Having gained some more energy from the delicious lunch, we went back out into the fields hoping to collect data from the very first pond we went to in the morning where the polar bear was spotted. On the way there, we saw another polar bear, or maybe the same one, far in the distance lying on some rocks in the water. We stopped and tried to identify that it was in fact a polar bear and photographed a couple blurry but exciting photos of the bear. We turned the car around and went to a different location not very far and examined three more ponds. Many frogs, fish, and tadpoles were found in the morning ponds and also in these later ponds.

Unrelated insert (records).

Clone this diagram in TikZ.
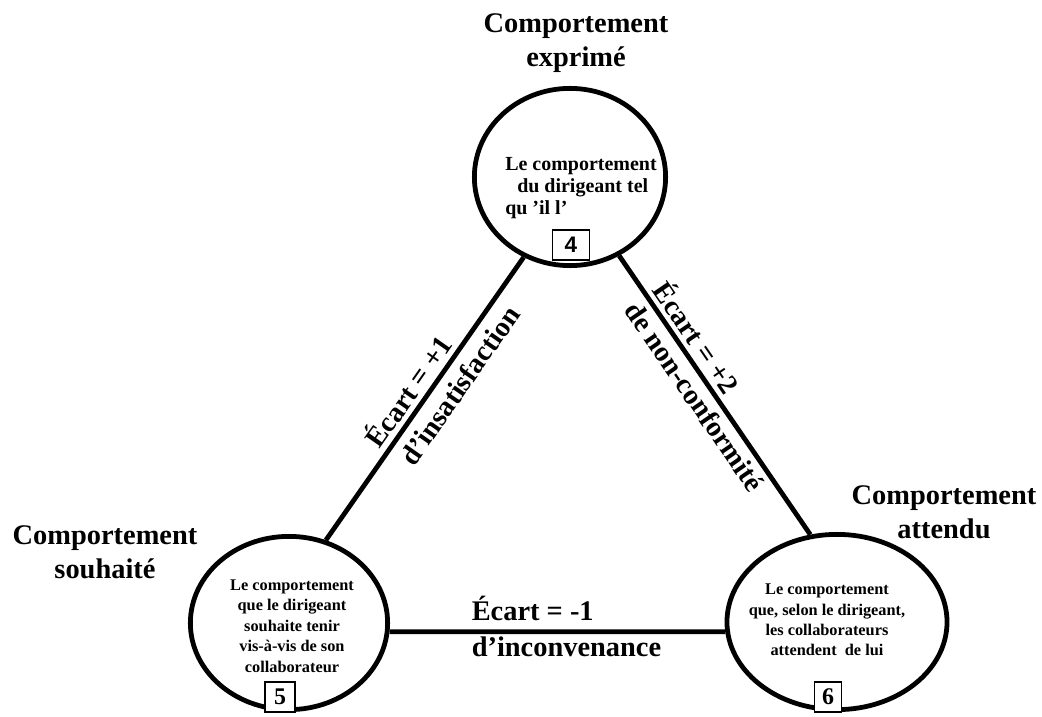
\documentclass[tikz,border=0pt]{standalone}
\usepackage{fontspec}
\setmainfont{Liberation Serif}
\newfontfamily\digitfont{Liberation Sans}
\usetikzlibrary{shapes.geometric}

\begin{document}
\begin{tikzpicture}[x=0.025cm, y=-0.025cm,
  pole/.style={draw=black, line width=3.4pt, ellipse, inner sep=0pt},
  link/.style={draw=black, line width=3.4pt},
  title/.style={align=center, font=\fontsize{20.2}{24.4}\selectfont\bfseries},
  gap/.style={font=\fontsize{20.2}{24.4}\selectfont\bfseries, sloped},
  inside/.style={align=center, font=\fontsize{11.6}{14.5}\selectfont\bfseries},
  tag/.style={draw=black, line width=1pt, fill=white, minimum width=0.75cm, minimum height=0.75cm, inner sep=1pt, font=\fontsize{17}{17}\selectfont\bfseries}]
\useasboundingbox (0,0) rectangle (1042,717);

% Draw the three behaviour circles
\node[pole, minimum width=4.78cm, minimum height=4.43cm] (expr) at (570,177) {};
\node[pole, minimum width=4.93cm, minimum height=4.33cm] (souh) at (289,623) {};
\node[pole, minimum width=5.5cm, minimum height=4.38cm] (att) at (837,622) {};

% Titles next to the circles
\node[title] (exprtitle) at (576,43) {Comportement\\exprimé};
\node[title] (souhtitle) at (105,552) {Comportement\\souhaité};
\node[title] (atttitle) at (944,512) {Comportement\\attendu};

% Texts inside the circles
\node[inside, align=left, anchor=west, inner sep=0pt, font=\fontsize{14.2}{15.8}\selectfont\bfseries] (exprtxt) at (505,188) {Le comportement\\\hspace*{0.6em}du dirigeant tel\\qu ’il l’};
\node[inside] (souhtxt) at (292,626) {Le comportement\\que le dirigeant\\souhaite tenir\\vis-à-vis de son\\collaborateur};
\node[inside] (atttxt) at (827,620) {Le comportement\\que, selon le dirigeant,\\les collaborateurs\\attendent~ de lui};

% Numbered boxes
\node[tag, minimum width=0.92cm, font=\digitfont\fontsize{16}{16}\selectfont\bfseries] (n4) at (571,245) {4};
\node[tag] (n5) at (280,697) {5};
\node[tag, minimum width=0.68cm] (n6) at (828,697) {6};

% Gaps between the behaviours
\draw[link] (souh.66) -- node[gap, above, pos=.49] (ecart1) {Écart = +1} node[gap, below, inner ysep=6pt, pos=.59] (insat) {d’insatisfaction} (expr.240);
\draw[link] (expr.302) -- node[gap, above, pos=.33] (ecart2) {Écart = +2} node[gap, below, pos=.47] (nonconf) {de non-conformité} (att.107);
\draw[link] (souh.355) -- node[gap, anchor=south west, inner ysep=6pt, pos=.224] (ecart3) {Écart = -1} node[gap, anchor=north west, inner ysep=2pt, pos=.224] (inconv) {d’inconvenance} (att.185);
\end{tikzpicture}
\end{document}
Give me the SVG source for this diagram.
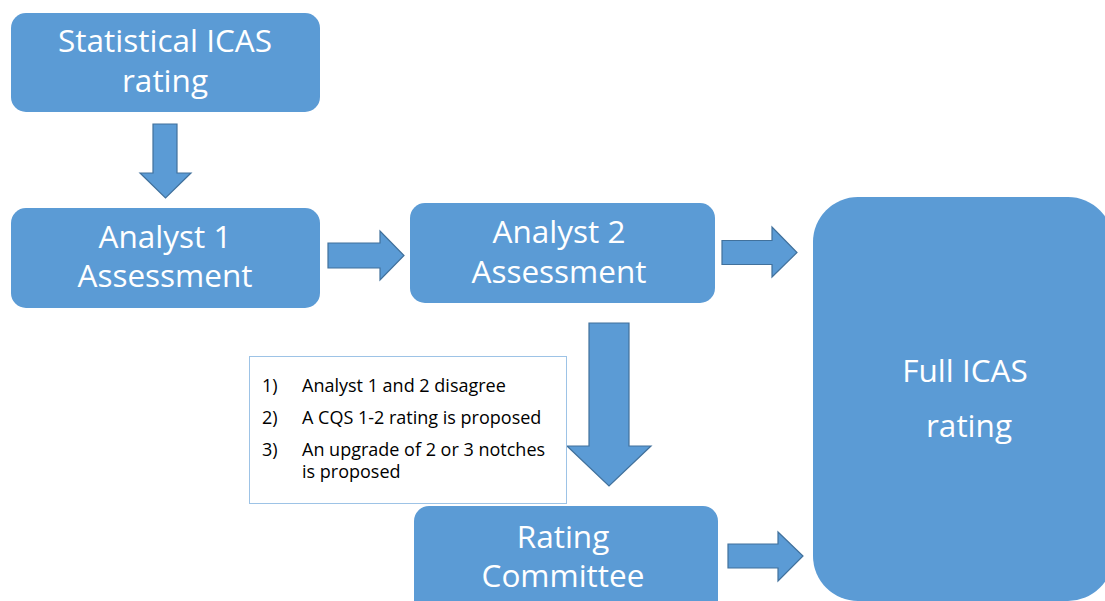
<svg xmlns="http://www.w3.org/2000/svg" width="1105" height="601" viewBox="0 0 1105 601">
<style>
.box{fill:#5b9bd5}
.arr{fill:#5b9bd5;stroke:#41719c;stroke-width:1.2;stroke-linejoin:miter}
.big{font-family:"Open Sans","Liberation Sans",sans-serif;font-size:31.5px;fill:#ffffff;text-anchor:middle}
.small{font-family:"Open Sans","Liberation Sans",sans-serif;font-size:18px;fill:#000000}
.note{fill:#ffffff;stroke:#9dc3e6;stroke-width:1}
</style>
<rect width="1105" height="601" fill="#ffffff"/>
<g id="connectors">
<polygon class="arr" points="153,124 177,124 177,173 191,173 165.5,198 140,173 153,173"/>
<polygon class="arr" points="328,243 380,243 380,231 404,255.5 380,280 380,268 328,268"/>
<polygon class="arr" points="722,240.5 772,240.5 772,227 797,252.5 772,277 772,264.5 722,264.5"/>
<polygon class="arr" points="728,544 778,544 778,532 803,556 778,581 778,568 728,568"/>
<polygon class="arr" points="589,323 629,323 629,446 651,446 609,486 567,446 589,446"/>
</g>
<g id="statistical">
<rect class="box" x="11" y="13" width="309" height="99" rx="15"/>
<text class="big" x="165" y="52">Statistical ICAS</text>
<text class="big" x="165" y="92">rating</text>
</g>
<g id="analyst1">
<rect class="box" x="11" y="208" width="309" height="100" rx="15"/>
<text class="big" x="165" y="248">Analyst 1</text>
<text class="big" x="165" y="287">Assessment</text>
</g>
<g id="analyst2">
<rect class="box" x="410" y="203" width="305" height="100" rx="15"/>
<text class="big" x="559" y="243">Analyst 2</text>
<text class="big" x="559" y="283">Assessment</text>
</g>
<g id="committee">
<rect class="box" x="414" y="506" width="304" height="110" rx="15"/>
<text class="big" x="563" y="548">Rating</text>
<text class="big" x="563" y="587">Committee</text>
</g>
<g id="full">
<rect class="box" x="813" y="197" width="300" height="404" rx="45"/>
<text class="big" x="965" y="382">Full ICAS</text>
<text class="big" x="969" y="437">rating</text>
</g>
<g id="conditions">
<rect class="note" x="249.5" y="356.5" width="317" height="147"/>
<text class="small" x="262" y="392">1)</text>
<text class="small" x="302" y="392">Analyst 1 and 2 disagree</text>
<text class="small" x="262" y="424">2)</text>
<text class="small" x="302" y="424">A CQS 1-2 rating is proposed</text>
<text class="small" x="262" y="456">3)</text>
<text class="small" x="302" y="456">An upgrade of 2 or 3 notches</text>
<text class="small" x="302" y="478">is proposed</text>
</g>
</svg>
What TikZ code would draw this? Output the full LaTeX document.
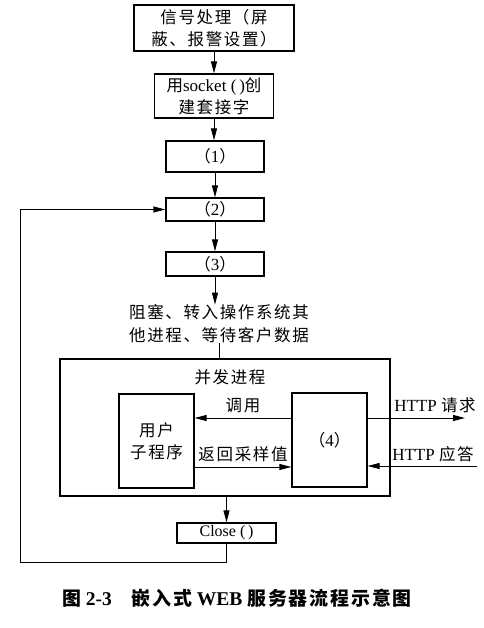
\documentclass[tikz,border=0pt]{standalone}
\usepackage{fontspec}
\setmainfont{Liberation Serif}
\newfontfamily\cjk[LetterSpace=10,Scale=0.97]{Noto Sans CJK SC}
\usetikzlibrary{arrows.meta,positioning}
\newcommand{\zh}[1]{{\cjk #1}}

\begin{document}
\begin{tikzpicture}[
  x=1pt,y=1pt,
  stepbox/.style={draw,line width=1.3pt,inner sep=0pt,align=center,
    font=\fontsize{17}{22}\selectfont},
  lbl/.style={inner sep=0pt,font=\fontsize{17}{23}\selectfont},
  arrow/.style={-{Triangle[length=12pt,width=6pt]},line width=1pt}
]
\useasboundingbox (0,0) rectangle (483,-628);
% main column
\node[stepbox,minimum width=160pt,minimum height=46pt] (sig) at (214,-28)
  {\zh{信号处理（屏}\\\zh{蔽、报警设置）}};
\node[stepbox,minimum width=119pt,minimum height=44pt] (sock) at (214,-96)
  {\zh{用}socket (\,)\zh{创}\\\zh{建套接字}};
\node[stepbox,minimum width=98pt,minimum height=31pt] (p1) at (215,-156.5) {\zh{（}1\zh{）}};
\node[stepbox,minimum width=98pt,minimum height=23pt] (p2) at (215,-209.5) {\zh{（}2\zh{）}};
\node[stepbox,minimum width=98pt,minimum height=24pt] (p3) at (215,-264) {\zh{（}3\zh{）}};
\node[lbl,align=center] (wait) at (219,-324)
  {\zh{阻塞、转入操作系统其}\\\zh{他进程、等待客户数据}};
% concurrent part
\node[draw,line width=1.3pt,minimum width=330pt,minimum height=137pt] (conc) at (225,-427.5) {};
\node[lbl] (ctitle) at (230,-377) {\zh{并发进程}};
\node[stepbox,minimum width=75pt,minimum height=94pt] (user) at (156.5,-441)
  {\zh{用户}\\\zh{子程序}};
\node[stepbox,minimum width=75pt,minimum height=94pt] (p4) at (329.5,-440) {\zh{（}4\zh{）}};
\node[lbl] (reqlbl) at (435,-405) {HTTP \zh{请求}};
\node[lbl] (resplbl) at (433,-454) {HTTP \zh{应答}};
\node[stepbox,minimum width=99pt,minimum height=20pt,font=\fontsize{16}{20}\selectfont]
  (close) at (226.5,-533) {Close (\,)};
\coordinate (req) at (465,-418);
\coordinate (resp) at (477,-466);
\coordinate (loop) at (20,-562);
% connectors
\draw[arrow] (sig) -- (sock);
\draw[arrow] (sock) -- (sock |- p1.north);
\draw[arrow] (p1) -- (p2);
\draw[arrow] (p2) -- (p3);
\draw[arrow] (p3.south) -- (p3.south |- wait.north);
\draw[line width=1pt] (wait.south) -- (wait.south |- conc.north);
\draw[arrow] ([yshift=22pt]p4.west) -- ([yshift=22pt]p4.west -| user.east)
  node[midway,above=5pt,lbl] {\zh{调用}};
\draw[arrow] ([yshift=-26pt]user.east) -- ([yshift=-26pt]user.east -| p4.west)
  node[midway,above=5pt,lbl] {\zh{返回采样值}};
\draw[arrow] ([yshift=22pt]p4.east) -- (req);
\draw[arrow] (resp) -- ([yshift=-26pt]p4.east);
\draw[arrow] (conc.south -| close) -- (close.north);
\draw[arrow] (close.south) |- (loop) |- (p2.west);
% caption
\node[font=\fontsize{19.5}{22}\selectfont\bfseries] (caption) at (237,-598)
  {\zh{图} 2-3\quad\zh{嵌入式} WEB \zh{服务器流程示意图}};
\end{tikzpicture}
\end{document}
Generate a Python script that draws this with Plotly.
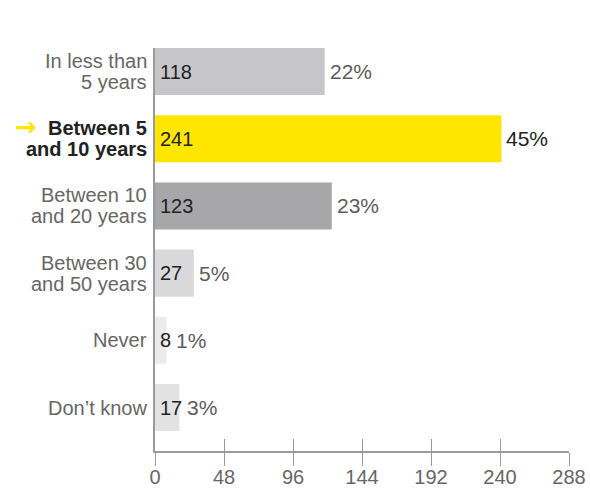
import plotly.graph_objects as go

# Survey answers, top to bottom
categories = [
    "In less than<br>5 years",
    "Between 5<br>and 10 years",
    "Between 10<br>and 20 years",
    "Between 30<br>and 50 years",
    "Never",
    "Don\u2019t know",
]
counts = [118, 241, 123, 27, 8, 17]
percents = ["22%", "45%", "23%", "5%", "1%", "3%"]
bar_colors = ["#c6c6c8", "#ffe600", "#a7a7aa", "#d9d9db", "#ebebec", "#e2e2e3"]
highlight = 1
x_ticks = [0, 48, 96, 144, 192, 240, 288]

FONT = "Liberation Sans, Arial, Helvetica, sans-serif"
X_MAX = 288
PLOT_W = 414  # plot width in px, used to keep % labels clear of count labels
LINE_H = 21   # leading of the two-line category labels

fig = go.Figure()
fig.add_trace(go.Bar(
    y=list(range(len(categories))),
    x=counts,
    orientation="h",
    marker=dict(color=bar_colors, line=dict(width=0)),
    width=0.7,
    hoverinfo="skip",
))

annotations = []
for i, (cat, v, p) in enumerate(zip(categories, counts, percents)):
    # category label, one annotation per line for tight leading
    lines = cat.split("<br>")
    n = len(lines)
    for k, line in enumerate(lines):
        txt = "<b>" + line + "</b>" if i == highlight else line
        annotations.append(dict(
            x=0, y=i, xref="paper", yref="y", text=txt, showarrow=False,
            xanchor="right", xshift=-6,
            yshift=((n - 1) / 2 - k) * LINE_H,
            font=dict(family=FONT, size=20,
                      color="#222222" if i == highlight else "#666666"),
        ))
    if i == highlight:
        annotations.append(dict(
            x=0, y=i, xref="paper", yref="y", text="<b>\u2192</b>",
            showarrow=False, xanchor="center", xshift=-129,
            yshift=LINE_H / 2 + 1,
            font=dict(family="DejaVu Sans, sans-serif", size=26,
                      color="#ffe600"),
        ))
    # count inside the bar, at its left edge
    annotations.append(dict(
        x=0, y=i, xref="x", yref="y", text=str(v), showarrow=False,
        xanchor="left", xshift=3,
        font=dict(family=FONT, size=20, color="#222222"),
    ))
    bar_px = v * PLOT_W / X_MAX
    label_end = 5 + len(str(v)) * 11
    shift = max(0, label_end - bar_px) + 3
    annotations.append(dict(
        x=v, y=i, xref="x", yref="y", text=p, showarrow=False,
        xanchor="left", xshift=shift,
        font=dict(family=FONT, size=21,
                  color="#222222" if i == highlight else "#5c5c5c"),
    ))

fig.update_layout(
    width=590, height=489,
    margin=dict(l=155, r=21, t=48, b=38, autoexpand=False),
    paper_bgcolor="white", plot_bgcolor="white",
    showlegend=False,
    annotations=annotations,
    xaxis=dict(
        range=[0, X_MAX], tickvals=x_ticks, ticktext=[str(t) for t in x_ticks],
        showgrid=False, zeroline=False, automargin=False,
        showline=True, linecolor="#9a9a9a", linewidth=2,
        ticks="outside", ticklen=13, tickwidth=1, tickcolor="#9a9a9a",
        ticklabelstandoff=-6,
        tickfont=dict(family=FONT, size=20, color="#666666"),
    ),
    xaxis2=dict(
        range=[0, X_MAX], tickvals=x_ticks, overlaying="x", side="bottom",
        anchor="y", showticklabels=False, showgrid=False, zeroline=False,
        automargin=False,
        ticks="inside", ticklen=12, tickwidth=1, tickcolor="#9a9a9a",
        showline=False,
    ),
    yaxis=dict(
        range=[5.647, -0.35],
        tickvals=list(range(len(categories))), showticklabels=False,
        showgrid=False, zeroline=False, automargin=False,
        showline=True, linecolor="#9a9a9a", linewidth=2,
        ticks="",
    ),
)

# invisible trace so the overlay axis with the upper tick halves is drawn
fig.add_trace(go.Scatter(x=[0], y=[0], xaxis="x2", mode="markers",
                         marker=dict(opacity=0), hoverinfo="skip"))

fig.write_html("out.html")
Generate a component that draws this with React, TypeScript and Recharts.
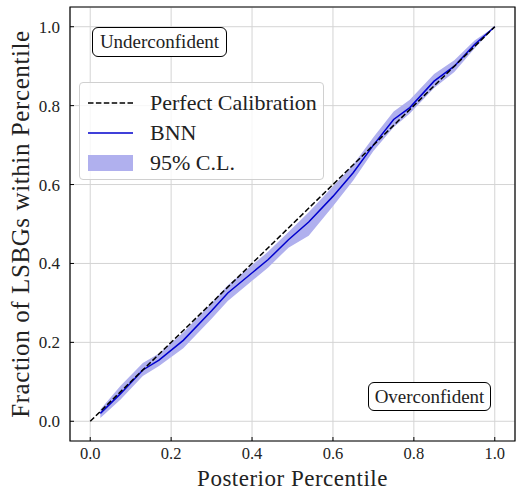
import React from "react";
import {
  ComposedChart,
  Area,
  Line,
  XAxis,
  YAxis,
  CartesianGrid,
  ReferenceLine,
  ReferenceArea,
} from "recharts";

const percentiles = [0.025, 0.075, 0.13, 0.17, 0.23, 0.3, 0.34, 0.44, 0.49, 0.54, 0.6, 0.65, 0.7, 0.75, 0.79, 0.85, 0.9, 0.95, 1.0];
const bnnFraction = [0.02, 0.07, 0.13, 0.155, 0.205, 0.28, 0.325, 0.41, 0.46, 0.505, 0.57, 0.63, 0.7, 0.765, 0.795, 0.862, 0.9, 0.955, 1.0];
const lowerCL = [0.008, 0.055, 0.115, 0.14, 0.185, 0.26, 0.305, 0.39, 0.44, 0.47, 0.545, 0.61, 0.685, 0.745, 0.78, 0.845, 0.885, 0.945, 1.0];
const upperCL = [0.03, 0.09, 0.148, 0.172, 0.225, 0.3, 0.345, 0.43, 0.48, 0.53, 0.595, 0.65, 0.72, 0.785, 0.815, 0.88, 0.915, 0.965, 1.0];
const ticks = [0, 0.2, 0.4, 0.6, 0.8, 1.0];

const data = percentiles.map((x, i) => ({
  x,
  bnn: bnnFraction[i],
  cl: [lowerCL[i], upperCL[i]],
}));

const FONT = "'Liberation Serif', 'DejaVu Serif', serif";
const BAND = "#b0b0ee";
const BNN_COLOR = "#0000cd";

function XTick(props: any) {
  const { x, y, payload } = props;
  return (
    <g>
      <line x1={x} x2={x} y1={y} y2={y - 4} stroke="#000" strokeWidth={1} />
      <text x={x} y={y + 18} textAnchor="middle" fontSize={16.5} fontFamily={FONT} fill="#222">
        {payload.value.toFixed(1)}
      </text>
    </g>
  );
}

function YTick(props: any) {
  const { x, y, payload } = props;
  return (
    <g>
      <line x1={x} x2={x + 4} y1={y} y2={y} stroke="#000" strokeWidth={1} />
      <text x={x - 10} y={y + 6} textAnchor="end" fontSize={17} fontFamily={FONT} fill="#222">
        {payload.value.toFixed(1)}
      </text>
    </g>
  );
}

function CalibLegend() {
  const row: React.CSSProperties = { display: "flex", alignItems: "center", height: 30 };
  const label: React.CSSProperties = { marginLeft: 17, fontSize: 22, color: "#222" };
  return (
    <div
      style={{
        position: "absolute",
        left: 79,
        top: 82,
        width: 245,
        height: 98,
        boxSizing: "border-box",
        border: "1px solid #d0d0d0",
        borderRadius: 4,
        background: "rgba(255,255,255,0.8)",
        padding: "5px 0 0 8px",
        fontFamily: FONT,
      }}
    >
      <div style={row}>
        <svg width={45} height={10}>
          <line x1={0} x2={45} y1={5} y2={5} stroke="#000" strokeWidth={1.5} strokeDasharray="5.5 2.4" />
        </svg>
        <span style={label}>Perfect Calibration</span>
      </div>
      <div style={row}>
        <svg width={45} height={10}>
          <line x1={0} x2={45} y1={5} y2={5} stroke={BNN_COLOR} strokeWidth={1.5} />
        </svg>
        <span style={label}>BNN</span>
      </div>
      <div style={row}>
        <svg width={45} height={16}>
          <rect x={0} y={0} width={45} height={16} fill={BAND} />
        </svg>
        <span style={label}>95% C.L.</span>
      </div>
    </div>
  );
}

const boxStyle: React.CSSProperties = {
  position: "absolute",
  boxSizing: "border-box",
  border: "1px solid #000",
  borderRadius: 6,
  background: "#fff",
  fontFamily: FONT,
  fontSize: 19,
  color: "#222",
  display: "flex",
  alignItems: "center",
  justifyContent: "center",
};

export default function App() {
  return (
    <div style={{ position: "absolute", left: 0, top: 0, width: 516, height: 490, background: "#fff" }}>
      <ComposedChart width={516} height={490} data={data} margin={{ top: 7, right: 1, left: 0, bottom: 0 }}>
        <CartesianGrid stroke="#d4d4d4" strokeWidth={1} />
        <XAxis
          dataKey="x"
          type="number"
          domain={[-0.05, 1.05]}
          ticks={ticks}
          tick={<XTick />}
          tickLine={false}
          tickSize={0}
          tickMargin={0}
          axisLine={false}
          height={49}
          label={{ value: "Posterior Percentile", position: "insideBottom", offset: 4, fontSize: 23, fontFamily: FONT, fill: "#222", style: { letterSpacing: "0.5px" } }}
        />
        <YAxis
          type="number"
          domain={[-0.05, 1.05]}
          ticks={ticks}
          tick={<YTick />}
          tickLine={false}
          tickSize={0}
          tickMargin={0}
          axisLine={false}
          width={70}
          label={{ value: "Fraction of LSBGs within Percentile", angle: -90, position: "insideLeft", offset: 20, fontSize: 25, fontFamily: FONT, fill: "#222", style: { textAnchor: "middle", letterSpacing: "0.6px" } }}
        />
        <Area
          dataKey="cl"
          type="linear"
          stroke="none"
          fill={BAND}
          fillOpacity={1}
          isAnimationActive={false}
        />
        <Line
          dataKey="bnn"
          type="linear"
          stroke={BNN_COLOR}
          strokeWidth={1.5}
          dot={false}
          isAnimationActive={false}
        />
        <ReferenceLine
          segment={[{ x: 0, y: 0 }, { x: 1, y: 1 }]}
          stroke="#000"
          strokeWidth={1.5}
          strokeDasharray="5.5 2.4"
        />
        <ReferenceArea x1={-0.05} x2={1.05} y1={-0.05} y2={1.05} fill="none" stroke="#000" strokeWidth={1.2} ifOverflow="visible" />
      </ComposedChart>
      <CalibLegend />
      <div style={{ ...boxStyle, left: 92, top: 27, width: 135, height: 30 }}>Underconfident</div>
      <div style={{ ...boxStyle, left: 368, top: 382, width: 123, height: 29 }}>Overconfident</div>
    </div>
  );
}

I held one large one for a few seconds when Ben threw it on my data notebook, and it was very cold and wet, but still cute. We left that area and tried to find the polar bear again because it was seen by another group closer to the coast; however, he or she seemed to be hiding behind some huge rocks, and we had no luck in seeing the bear. Back at the study center, we are doing the lab work from our collected data, like water filtering, which is a pretty tedious process, and sorting out specimens from the wetlands. Dinner is about to begin, and we all have worked up an appetite from the rewarding and hardworking day.